Словом, после войны жизнь наконец-то начинала налаживаться. Но это ощущение было с примесью тревоги – репрессивная машина продолжала работать, власть свихнулась на борьбе с сионизмом.
Возможно, ранее, сразу после ареста старшего брата отца Льва Ставницера, до него руки не дотягивались, так как он был в постоянных разъездах – что называется, не на виду и не на слуху. А тут – публичность, читательская известность.
Гром грянул как с чистого неба 18 февраля 1953 года. В «Комсомольской правде» появился фельетон под странным названием «Шанхаер». Странным потому, что никому за пределами Одессы это слово было непонятно. Более того, его уже лет пятьдесят не было и в лексиконе даже старых моряков. Шанхаерами называли мелких торгашей в китайских портах, главным среди которых был Шанхай. Каждый входящий в порт корабль атаковала на легких джонках тьма услужливых китайцев, которые оказывали массу разных бытовых услуг. Потом их потеснили агентские компании, но кто хотел обслужиться дешево – пользовался услугами шанхаеров. Автора фельетона, впрочем, не интересовали такие тонкости частной торговли. Он обрушился на Михаила Фроимовича как на «литературного шанхаера», который нигде не работает, а везде печатается, предоставляет свои литературные услуги некоторым гражданам и, естественно, гребет деньги лопатой. В то время как честный советский журналист должен прославлять человека труда. Ну и так далее…
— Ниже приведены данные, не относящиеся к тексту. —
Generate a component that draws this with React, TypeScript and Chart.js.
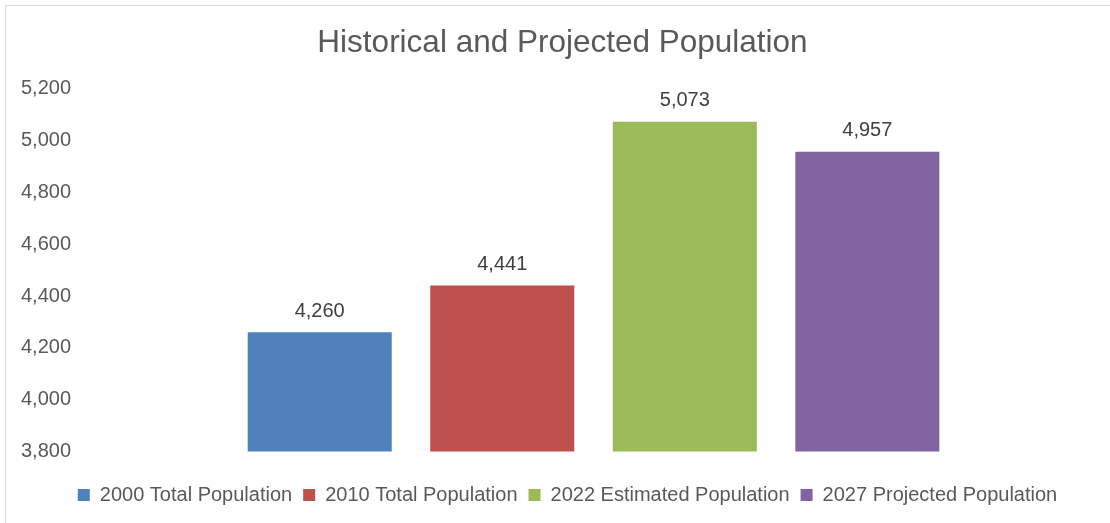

Тут дело было в обычной черной зависти. И поводом был выход книжки о китобойной флотилии «Слава», автором которой был известный руководитель флотилии, но литературная запись – отца. Обычная для советской журналистики практика. Вплоть до самой перестройки во всех газетах гонорарный фонд делился на две неравные части. 40 процентов полагалось штатным журналистам, 60 – рабочим и сельским корреспондентам. Поскольку последние ничего сами писать не умели, то за них статьи сочиняли квалифицированные журналисты.
То, что состряпал одесский журналист, фельетоном в истинном понимании этого жанра не было. Это был донос. Остается гадать – заказной или по гнусности характера, после подобных «фельетонов» судьба антигероя решалась по стандартной схеме: арест, следствие, лагерь. Отсутствие состава преступления вряд ли смутило бы госбезопасность – за ним тянулся давний след врага народа, к тому же брат-сионист уже сидел. И неизвестно, что было бы дальше, но за февралем пришел март 53-го. Сталин умер. Судьбодробилка забуксовала. Вряд ли Алексей в десять лет понимал весь трагизм происходящего, но что над семьей нависла беда – понимал вне всякого сомнения.